Al jaren wordt geroepen dat het einde van België nabij is. Dat geluid is door de huidige crisis aanzienlijk versterkt. Hoe kijkt u daar tegen aan?
„België opsplitsen is veel moeilijker dan België bij elkaar houden. Begin er maar eens aan. Hoe ga je met de kwestie Brussel om? Wat doe je met de staatsschuld? België wordt nu als een kredietwaardige natie beschouwd. Als je het land opdeelt, zullen investeerders zich wel twee keer bedenken. Vroeg of laat zal er daarom toch wel een federale regering komen. Naarmate de tijd vordert, wordt het alleen steeds moeilijker om de bocht te maken.”
Tot nu toe lopen de onderhandelingen vast op de omstreden staatshervormingen. De koning heeft gelast dat die kwestie buiten de formatiebesprekingen moet blijven. Toch zullen de hervormingen ooit aan de orde moeten komen.
„Ja, want er zitten duidelijk ’constructiefouten’ in het federale bestel. Neem alleen al het feit dat er elke twee jaar verkiezingen zijn. Ik pleit er al jaren voor de federale en regionale verkiezingen op één dag te houden.”
De koning heeft eigenhandig in de formatie ingegrepen. Heeft hij daarmee niet zijn constitutionele bevoegdheden overschreden?
„De bevoegdheden van de koning zijn op dit punt niet duidelijk omschreven. Dit is een unieke situatie, dus is het voor de vorst ook improviseren. Hij heeft dat overigens niet op eigen houtje gedaan, maar zorgvuldig met de partijen overlegd. Ik vind de kritiek op het optreden van de koning dan ook te makkelijk. Als er na vijf maanden nog geen regering is, moet er toch íémand opstaan.”
Duitstalige Belgen willen één natie (door Frederike Hessing)
Buigen of barsten?
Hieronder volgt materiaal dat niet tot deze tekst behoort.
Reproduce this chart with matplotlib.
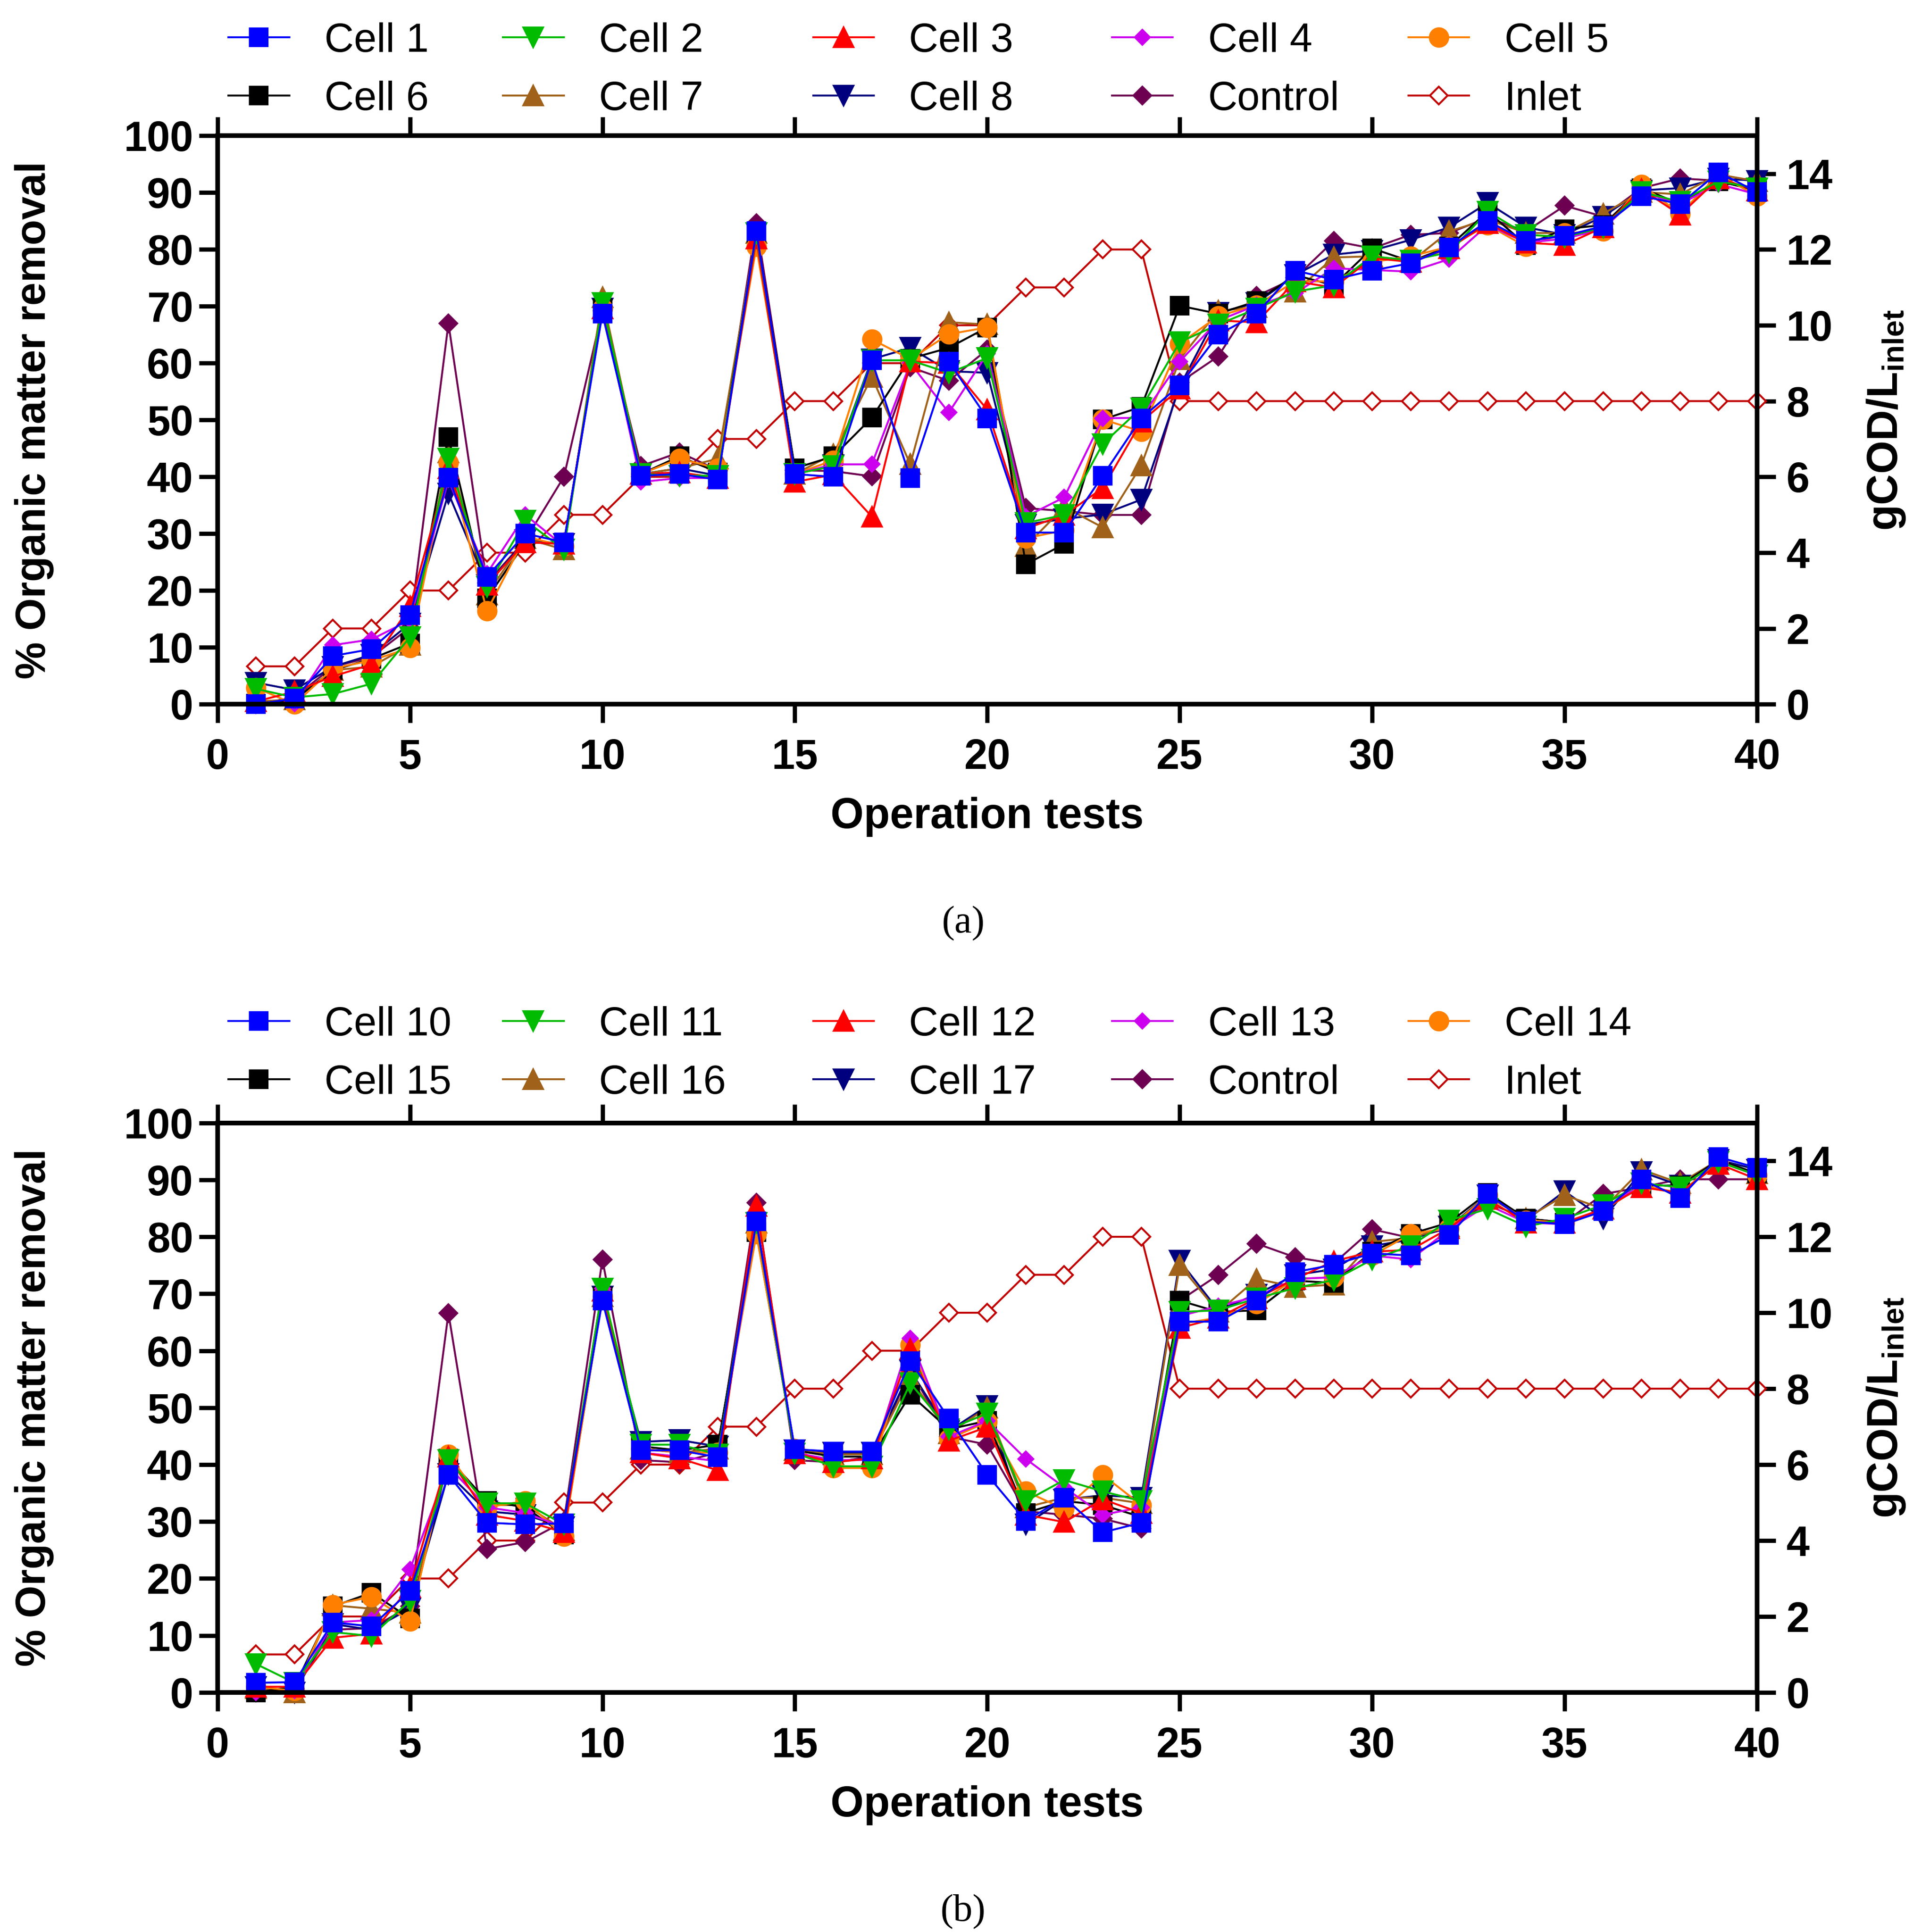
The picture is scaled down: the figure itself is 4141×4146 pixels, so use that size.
import matplotlib
matplotlib.use("Agg")
import matplotlib.pyplot as plt

plt.rcParams["font.family"] = ["Liberation Sans", "DejaVu Sans"]
plt.rcParams["mathtext.fontset"] = "custom"
plt.rcParams["mathtext.rm"] = "Liberation Sans:bold"
plt.rcParams["mathtext.it"] = "Liberation Sans:bold"
plt.rcParams["mathtext.bf"] = "Liberation Sans:bold"

TESTS = list(range(1, 41))
INLET = [1, 1, 2, 2, 3, 3, 4, 4, 5, 5, 6, 6, 7, 7, 8, 8, 9, 9, 10, 10,
         11, 11, 12, 12, 8, 8, 8, 8, 8, 8, 8, 8, 8, 8, 8, 8, 8, 8, 8, 8]

# ---- panel (a) ----
LABELS_A = ["Cell 1", "Cell 2", "Cell 3", "Cell 4", "Cell 5",
            "Cell 6", "Cell 7", "Cell 8", "Control", "Inlet"]
cell1 = [0, 1, 8.5, 9.7, 15.7, 39.9, 22.4, 30, 28.5, 68.7, 40.2, 40.5, 39.5, 83.2, 40.5, 40, 60.5, 39.8, 60.3, 50.3,
         30.2, 30.2, 40.2, 50.3, 56.1, 65, 68.7, 76.3, 74.7, 76.3, 77.6, 80.4, 85, 81.5, 82.4, 84.1, 89.4, 88, 93.6, 90.1]
cell2 = [2.7, 1.2, 1.8, 3.6, 11.8, 43.2, 20.7, 32.3, 27.2, 70.6, 40.5, 40.2, 40.2, 82.9, 40.5, 41.9, 60.5, 60.5, 58.3, 60.9,
         31.9, 33.3, 45.8, 52.1, 63.7, 66.8, 69.6, 72.6, 73.7, 78.8, 78.1, 79.5, 86.7, 82.6, 82.2, 83.9, 90.1, 88.4, 92, 90.8]
cell3 = [0.5, 2.2, 4.9, 7, 17.2, 41.5, 21, 28.5, 28.2, 69.6, 40.5, 40.8, 39.8, 81.9, 39.1, 40.4, 33, 60.3, 60, 51.8,
         30.9, 33.3, 38, 49.7, 55.5, 67.5, 67.2, 74.4, 73.3, 78.5, 77.8, 80.2, 84.6, 81.2, 80.8, 83.9, 90.6, 86.1, 92.5, 90.4]
cell4 = [0.1, 0.1, 10.4, 11.4, 14.8, 39.5, 23, 33.3, 27.8, 69.6, 39.1, 39.8, 39.8, 82.9, 40.5, 42.2, 42.2, 60, 51.3, 61.7,
         33, 36.4, 50.3, 50.4, 60.3, 67.5, 70.2, 72.3, 76.7, 76.4, 76.1, 78.3, 84.3, 81.2, 81.9, 83.6, 90.1, 88, 91.5, 89.7]
cell5 = [2.9, 0, 6.3, 7.7, 9.9, 42.5, 16.4, 29.5, 27.8, 69.6, 40.5, 43.2, 41.5, 80.5, 40.5, 42.9, 64.2, 60.7, 65.1, 66.3,
         29.2, 30.6, 50.1, 48, 63.4, 68.3, 70.2, 74.4, 74.4, 77.8, 78.8, 80.5, 84.3, 80.5, 82.9, 83.2, 91.4, 86.3, 93.2, 89.4]
cell6 = [0.1, 0.8, 6, 8, 10.7, 47, 18.6, 28.5, 28.2, 69.6, 40.5, 43.6, 40.8, 82.9, 41.5, 43.6, 50.4, 60.8, 62.7, 66.3,
         24.6, 28.2, 50.1, 52.3, 70.1, 68.7, 70.9, 75.5, 73.7, 80.2, 77.9, 80.5, 86.7, 80.8, 83.6, 84.3, 90.8, 88, 92, 90.4]
cell7 = [0.5, 0.8, 6, 6.6, 10.4, 44.3, 19.3, 29.2, 27.2, 71.6, 40.5, 41.5, 43.2, 82.9, 40.5, 44, 57.6, 42.2, 67.2, 66.8,
         27.8, 34.7, 31.1, 42, 60.7, 69.2, 69.9, 72.6, 78.6, 78.8, 77.8, 83.2, 85.3, 82.9, 82.9, 86.3, 90.1, 89.7, 93.2, 92]
cell8 = [3.8, 2.5, 6.6, 8.7, 14.2, 37.1, 21, 28.9, 28.2, 69.6, 40.5, 41.5, 40.2, 82.9, 40.5, 42.1, 60.7, 62.7, 58.6, 58.3,
         31.6, 32.6, 33.4, 36, 55.9, 68.9, 70.6, 75.5, 79.1, 79.8, 81.7, 83.9, 88.2, 83.9, 82.6, 85.8, 90.4, 90.8, 92.5, 92.1]
control_a = [0, 1.2, 6.6, 8.3, 13.5, 67, 21.3, 28.9, 40, 69.2, 41.9, 44.3, 41.2, 84.6, 41.2, 41, 40.1, 59.3, 56.9, 62.4,
             34.5, 34, 33.3, 33.3, 56.6, 61.2, 71.8, 75, 81.5, 80.2, 82.6, 82.9, 85.6, 83.2, 87.7, 85.8, 90.8, 92.5, 92.1, 92.5]

# ---- panel (b) ----
LABELS_B = ["Cell 10", "Cell 11", "Cell 12", "Cell 13", "Cell 14",
            "Cell 15", "Cell 16", "Cell 17", "Control", "Inlet"]
cell10 = [1.7, 1.8, 12.3, 11.6, 17.8, 38.2, 29.8, 29.5, 29.7, 68.8, 42.5, 42.5, 41.3, 82.7, 42.7, 42.3, 42.3, 58.2, 48.1, 38.2,
          30.1, 34.2, 28.1, 29.8, 65.1, 65.1, 68.8, 73.8, 75.1, 77.1, 76.7, 80.3, 87.5, 82.7, 82.2, 84.5, 90.1, 86.8, 94, 92.1]
cell11 = [5, 1.7, 10.6, 9.9, 16.1, 40.8, 33.2, 33.2, 29.5, 70.9, 43.5, 43.5, 41.8, 82.5, 42, 39.7, 39.7, 54.3, 46.2, 49,
          33.6, 37.3, 35.3, 33.6, 66.8, 67.1, 69.2, 71, 72.4, 76, 78.4, 82.9, 84.9, 81.8, 83.2, 85.6, 89.4, 88.7, 93.2, 90.8]
cell12 = [1, 1, 9.6, 10.3, 18.5, 41.4, 31.2, 30.1, 28.1, 70.5, 42.1, 41.1, 39, 85.4, 42, 40.4, 41.1, 60.3, 44.2, 46.6,
          31.2, 29.9, 33.9, 31.5, 64, 65.8, 69.2, 72.6, 75.7, 77.4, 77.7, 81.5, 86.6, 82.5, 82.5, 84.9, 88.7, 87.7, 92.8, 90.1]
cell13 = [0, 0.3, 12.3, 12.7, 21.6, 39.7, 32.5, 31.5, 29, 70.9, 42.1, 41.4, 40.6, 82.5, 42.1, 40.8, 40.8, 62.2, 44.9, 47.7,
          41, 36, 31.2, 32.5, 66.1, 67.8, 69.5, 72.6, 72.9, 76.7, 76, 81.3, 85.6, 82.5, 82.2, 84.6, 89.4, 88.7, 93.2, 90.8]
cell14 = [1, 0.3, 15.4, 16.8, 12.5, 41.8, 32.5, 33.6, 27.4, 69.5, 42.8, 42.1, 42.1, 80.5, 42.8, 39.4, 39.4, 61, 44.5, 47.5,
          35.3, 32.2, 38.2, 32.9, 64.7, 65.8, 68.2, 72.6, 72.9, 76.7, 80.5, 81.5, 87.3, 82.9, 82.5, 84.6, 89, 87.7, 93.2, 90.8]
cell15 = [0, 1, 15.1, 17.5, 13, 41.1, 33.6, 32.5, 27.7, 69.5, 43.2, 42.5, 43.5, 80.8, 42.5, 41.4, 41.4, 52.3, 46.2, 47.7,
          31.5, 33.6, 32.9, 30.8, 68.8, 66.8, 67.1, 72.3, 71.9, 77.4, 80.5, 82.5, 87.7, 83.2, 82.5, 84.6, 89, 89, 93.5, 91.1]
cell16 = [0.7, 0, 15.3, 14.7, 14, 41.4, 32.9, 32.9, 28.5, 69.5, 42.8, 42.1, 42.8, 82.5, 42.5, 41.8, 41.8, 55.1, 45.5, 50,
          32.5, 34.2, 34.2, 33.2, 75, 66.8, 72.6, 71.2, 71.6, 79.1, 79.8, 81.8, 87, 83.2, 87.3, 84.9, 91.8, 89.4, 93.5, 91.1]
cell17 = [1, 0, 12, 11, 14.7, 38.4, 31.8, 31.2, 29, 69.5, 44, 44.3, 43.2, 82.5, 42.5, 42.1, 42.1, 56.5, 45.9, 50.3,
          29.5, 33.9, 34.6, 34.2, 75.8, 67.1, 69.9, 73.3, 74.3, 78.4, 79.5, 81.8, 87.3, 82.9, 88, 83.2, 91.4, 89, 93.5, 91.8]
control_b = [0, 0.7, 11, 11.3, 15.1, 66.6, 25.2, 26.4, 30, 76, 40.8, 40.4, 42.1, 86, 40.8, 40.4, 41.4, 56.5, 44.9, 43.5,
             31.8, 31.2, 30.5, 28.8, 68.8, 73.3, 78.8, 76.4, 75.3, 81.3, 79.8, 81.5, 86, 83.2, 82.5, 87.5, 88.7, 90.1, 90.1, 90.1]

SERIES_A = [cell1, cell2, cell3, cell4, cell5, cell6, cell7, cell8, control_a]
SERIES_B = [cell10, cell11, cell12, cell13, cell14, cell15, cell16, cell17, control_b]

# style per slot: (color, marker, markersize)
STYLES = [
    ("#0000FF", "s", 9),
    ("#00BB00", "v", 10),
    ("#FF0000", "^", 10),
    ("#CC00EE", "D", 5.5),
    ("#FF8000", "o", 9.5),
    ("#000000", "s", 9),
    ("#A0621A", "^", 10),
    ("#00007F", "v", 10),
    ("#6E0052", "D", 6.5),
]
INLET_COLOR = "#C00000"

TICK_FONT = dict(family="Liberation Sans", weight="bold", size=21.5)
LEG_X = [0.1184, 0.2606, 0.4213, 0.5762, 0.7298]

fig = plt.figure(figsize=(4141 / 300, 4146 / 300), dpi=300)


def draw_panel(rect, series, labels, leg_y, caption, cap_y):
    ax = fig.add_axes(rect)
    ax2 = ax.twinx()
    # inlet (right axis) sits underneath the cell curves
    ax.set_zorder(ax2.get_zorder() + 1)
    ax.patch.set_visible(False)
    handles = [None] * 10
    # draw in reverse so Cell 1 ends on top
    for i in reversed(range(9)):
        c, m, ms = STYLES[i]
        h, = ax.plot(TESTS, series[i], color=c, marker=m, markersize=ms,
                     markeredgecolor=c, markerfacecolor=c, linewidth=1.0,
                     label=labels[i], clip_on=False)
        handles[i] = h
    hi, = ax2.plot(TESTS, INLET, color=INLET_COLOR, marker="D", markersize=6.5,
                   markerfacecolor="white", markeredgecolor=INLET_COLOR,
                   markeredgewidth=1.0, linewidth=1.0, label=labels[9], clip_on=False)
    handles[9] = hi

    ax.set_xlim(0, 40)
    ax.set_ylim(0, 100)
    ax2.set_ylim(0, 15)
    ax.set_xticks(range(0, 41, 5))
    ax.set_yticks(range(0, 101, 10))
    ax2.set_yticks(range(0, 15, 2))

    for a in (ax, ax2):
        for s in a.spines.values():
            s.set_linewidth(2.4)
    ax.tick_params(axis="both", direction="out", length=9.5, width=2.2,
                   top=True, labeltop=False)
    ax.tick_params(axis="y", pad=3)
    ax.tick_params(axis="x", pad=8)
    ax2.tick_params(axis="y", direction="out", length=9.5, width=2.2, pad=5.5)
    for lab in ax.get_xticklabels() + ax.get_yticklabels() + ax2.get_yticklabels():
        lab.set_fontproperties(TICK_FONT)

    ax.set_xlabel("Operation tests", fontsize=22, fontweight="bold")
    ax.xaxis.set_label_coords(0.5, -0.198)
    ax.xaxis.label.set_va("center")
    ax.set_ylabel("% Organic matter removal", fontsize=21.5, fontweight="bold")
    ax.yaxis.set_label_coords(-0.119, 0.5)
    ax.yaxis.label.set_va("center")
    ax2.set_ylabel(r"gCOD/L$_{\mathrm{inlet}}$", fontsize=22, fontweight="bold")
    ax2.yaxis.set_label_coords(1.084, 0.5)
    ax2.yaxis.label.set_va("center")

    # legend laid out as 5 columns x 2 rows above the plot
    for j in range(5):
        fig.legend([handles[j], handles[j + 5]], [labels[j], labels[j + 5]],
                   loc="center left", bbox_to_anchor=(LEG_X[j], leg_y),
                   frameon=False, fontsize=21, handlelength=1.49,
                   handletextpad=0.86, borderpad=0, borderaxespad=0,
                   labelspacing=0.5)

    fig.text(0.499, cap_y, caption, ha="center", va="center",
             family="Liberation Serif", fontsize=20)
    return ax


draw_panel([0.1127, 0.6355, 0.7977, 0.2942], SERIES_A, LABELS_A, 0.9636, "(a)", 0.522)
draw_panel([0.1127, 0.124, 0.7977, 0.2948], SERIES_B, LABELS_B, 0.4545, "(b)", 0.0105)

fig.savefig("out.png", dpi=300)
In België is nog steeds niet duidelijk welke uitkomst de politieke crisis rond de regeringsformatie zal hebben. In Eupen, de ’hoofdstad’ van de Duitstalige gemeenschap in het oosten van België, pleiten de mensen op straat voor één natie.
De ruim 70.000 mensen in de Duitstalige gemeenschap vormen naast de Vlamingen en Walen een kleine groep in België. Hoewel de meesten van hen Duits spreken, naar Duitse tv-zenders kijkt en hun boodschappen bij de Lidl doen, voelen deze mensen zich in de eerste plaats Belg.
Vaak omschrijven de inwoners van Eupen zichzelf met „Duitstalige Belg.” De burgers van de Duitstalige stad hebben een duidelijke mening over de politieke perikelen. „Ik vind dat België moet blijven wat het is: één land. De Vlamingen en de Walen moeten er samen uitkomen. Ik hoop dat er een oplossing voor de problemen komt”, aldus mevrouw Schims vanachter de toonbank in een boekwinkel.
De Duitstalige Belgen uiten hun wens dat België één land blijft overigens minder openlijk dan de Walen. Hangen er in het Waalse stadje Dinant overal Belgische vlaggen, in Eupen is de driekleur nergens te bekennen. Behalve dan bij openbare gebouwen, waar het zwart, geel en rood altijd al wappert. Tekenend daarbij is dat bij deze gebouwen ook de Vlaamse en de Waalse vlag prijken. Terwijl er in het Franstalige Dinant geen Vlaamse vlag te zien is.
De Duitstalige Belg Ernst houdt van het huidige België maar ziet de toekomst van de federatie somber in. „Voor mij staat vast dat België uit elkaar zal vallen. Ik zeg niet dat het over vijf of tien jaar gebeurt, maar het zal gebeuren. Er is niets dat de Vlamingen en Walen bindt, daarom zal België niet blijven bestaan. Een opsplitsing zal erg jammer zijn. Ik heb een goed leven hier.”
De politieke crisis lijkt vooral een conflict te zijn tussen de Vlamingen en de Walen. De Duitstalige Belgen zullen van de uitkomst echter wel de gevolgen voelen.